D'autres participantes mentionnent les biais journalistiques qui se manifestent notamment par une couverture inadéquate des enjeux genrés et racisés, comme le traitement médiatique des féminicides ou le contraste entre ce qui est rapporté dans les médias et ce que révèlent des vidéos en direct diffusées en ligne, exposant des angles biaisés.

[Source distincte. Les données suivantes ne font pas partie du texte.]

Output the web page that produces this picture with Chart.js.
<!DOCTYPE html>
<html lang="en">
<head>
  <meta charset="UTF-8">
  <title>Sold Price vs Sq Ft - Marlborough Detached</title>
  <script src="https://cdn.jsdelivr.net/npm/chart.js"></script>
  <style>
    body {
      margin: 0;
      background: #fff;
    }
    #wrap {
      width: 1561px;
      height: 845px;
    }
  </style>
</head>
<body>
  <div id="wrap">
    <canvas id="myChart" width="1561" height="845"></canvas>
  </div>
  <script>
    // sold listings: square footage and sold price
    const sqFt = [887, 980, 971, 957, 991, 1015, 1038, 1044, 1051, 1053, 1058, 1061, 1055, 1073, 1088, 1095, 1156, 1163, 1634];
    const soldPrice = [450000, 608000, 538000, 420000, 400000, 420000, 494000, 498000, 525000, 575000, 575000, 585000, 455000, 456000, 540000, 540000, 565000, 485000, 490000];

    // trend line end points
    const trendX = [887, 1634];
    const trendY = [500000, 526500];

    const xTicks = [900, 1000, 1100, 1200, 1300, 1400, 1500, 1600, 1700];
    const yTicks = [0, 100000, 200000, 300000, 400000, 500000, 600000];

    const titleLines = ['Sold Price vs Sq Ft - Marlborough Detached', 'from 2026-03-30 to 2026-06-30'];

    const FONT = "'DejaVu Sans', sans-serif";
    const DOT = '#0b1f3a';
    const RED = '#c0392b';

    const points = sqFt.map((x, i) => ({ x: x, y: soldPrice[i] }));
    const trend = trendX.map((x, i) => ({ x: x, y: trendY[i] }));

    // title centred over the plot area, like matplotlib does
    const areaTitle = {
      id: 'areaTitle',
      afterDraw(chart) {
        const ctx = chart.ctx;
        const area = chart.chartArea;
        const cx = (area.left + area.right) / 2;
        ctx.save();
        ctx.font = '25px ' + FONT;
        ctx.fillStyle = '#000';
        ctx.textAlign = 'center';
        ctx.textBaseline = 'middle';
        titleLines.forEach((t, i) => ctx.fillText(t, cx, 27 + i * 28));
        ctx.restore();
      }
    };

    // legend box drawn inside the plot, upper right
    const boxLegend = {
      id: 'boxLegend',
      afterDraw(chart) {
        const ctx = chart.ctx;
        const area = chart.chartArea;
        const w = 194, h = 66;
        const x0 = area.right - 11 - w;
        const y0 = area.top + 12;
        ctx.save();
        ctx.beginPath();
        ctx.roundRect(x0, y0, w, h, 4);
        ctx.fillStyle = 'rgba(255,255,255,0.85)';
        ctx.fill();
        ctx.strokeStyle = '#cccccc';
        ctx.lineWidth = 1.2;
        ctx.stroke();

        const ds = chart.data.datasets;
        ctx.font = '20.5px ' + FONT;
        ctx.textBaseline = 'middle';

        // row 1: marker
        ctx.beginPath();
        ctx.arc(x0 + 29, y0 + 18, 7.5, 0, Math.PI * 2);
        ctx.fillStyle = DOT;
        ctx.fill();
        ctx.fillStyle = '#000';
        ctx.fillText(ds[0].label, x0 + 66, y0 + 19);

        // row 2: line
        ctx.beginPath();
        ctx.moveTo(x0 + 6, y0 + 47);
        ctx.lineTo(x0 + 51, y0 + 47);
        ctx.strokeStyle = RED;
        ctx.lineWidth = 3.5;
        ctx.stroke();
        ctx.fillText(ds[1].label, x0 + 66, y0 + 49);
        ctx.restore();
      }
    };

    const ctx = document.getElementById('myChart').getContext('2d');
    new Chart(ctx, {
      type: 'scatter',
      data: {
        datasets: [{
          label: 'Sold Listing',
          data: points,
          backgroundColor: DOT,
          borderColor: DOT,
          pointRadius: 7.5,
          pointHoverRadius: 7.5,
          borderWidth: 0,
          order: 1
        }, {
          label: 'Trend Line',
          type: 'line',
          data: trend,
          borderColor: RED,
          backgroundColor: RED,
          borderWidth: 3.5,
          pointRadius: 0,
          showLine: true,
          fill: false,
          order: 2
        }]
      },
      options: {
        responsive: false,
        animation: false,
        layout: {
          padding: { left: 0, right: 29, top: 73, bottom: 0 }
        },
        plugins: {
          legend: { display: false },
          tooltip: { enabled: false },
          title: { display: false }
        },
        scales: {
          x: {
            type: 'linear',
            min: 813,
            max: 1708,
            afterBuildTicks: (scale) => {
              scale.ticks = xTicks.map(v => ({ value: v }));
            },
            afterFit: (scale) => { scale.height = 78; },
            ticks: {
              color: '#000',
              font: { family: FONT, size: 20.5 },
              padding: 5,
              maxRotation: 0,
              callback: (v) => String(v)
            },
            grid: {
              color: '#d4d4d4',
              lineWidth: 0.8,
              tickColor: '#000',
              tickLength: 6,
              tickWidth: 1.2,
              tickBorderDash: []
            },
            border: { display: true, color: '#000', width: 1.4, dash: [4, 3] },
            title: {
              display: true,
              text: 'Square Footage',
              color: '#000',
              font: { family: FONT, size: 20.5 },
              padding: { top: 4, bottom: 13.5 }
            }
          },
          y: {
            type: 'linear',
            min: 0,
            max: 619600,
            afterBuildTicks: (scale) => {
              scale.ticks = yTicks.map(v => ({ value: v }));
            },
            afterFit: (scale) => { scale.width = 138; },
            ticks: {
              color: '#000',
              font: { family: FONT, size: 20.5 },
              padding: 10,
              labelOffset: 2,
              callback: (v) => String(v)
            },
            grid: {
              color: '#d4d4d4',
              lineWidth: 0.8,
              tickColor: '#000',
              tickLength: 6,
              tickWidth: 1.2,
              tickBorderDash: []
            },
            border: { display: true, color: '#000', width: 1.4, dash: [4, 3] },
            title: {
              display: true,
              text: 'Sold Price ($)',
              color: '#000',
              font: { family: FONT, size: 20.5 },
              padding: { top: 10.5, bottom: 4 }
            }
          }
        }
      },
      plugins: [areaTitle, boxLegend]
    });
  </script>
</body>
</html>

Enfin, bien que beaucoup moins fréquentes, certaines participantes ont mentionné des violences de nature illégale, telles que la fraude, le harcèlement et les menaces de violence physique.

Québec vs Ontario

Les Franco-Ontariennes font face à des obstacles linguistiques que certaines parmi elles considèrent comme violents. La réduction de l'offre médiatique francophone hors Québec et la prédominance de l'anglais, dont elles témoignent, limitent leur accès à l'information en français. Contrairement aux Québécoises interrogées dans l'étude, elles privilégient souvent les contenus internationaux (comme France 24) ou en anglais et évitent les sources franco-québécoises, qu'elles perçoivent comme déconnectées de leur réalité quotidienne. Cette marginalisation médiatique est donc exacerbée par l'intersection des oppressions de genre, de race et de langue, ce qui renforce leur sentiment d'invisibilisation et complique davantage leur accès à une information représentative et adaptée à leur réalité. Cet aspect mérite d'être exploré davantage et constitue la perspective d'un futur projet de recherche axé sur les liens entre violences et consommation d'actualité chez les femmes racisées francophones en contexte minoritaire. Restez à l'affût!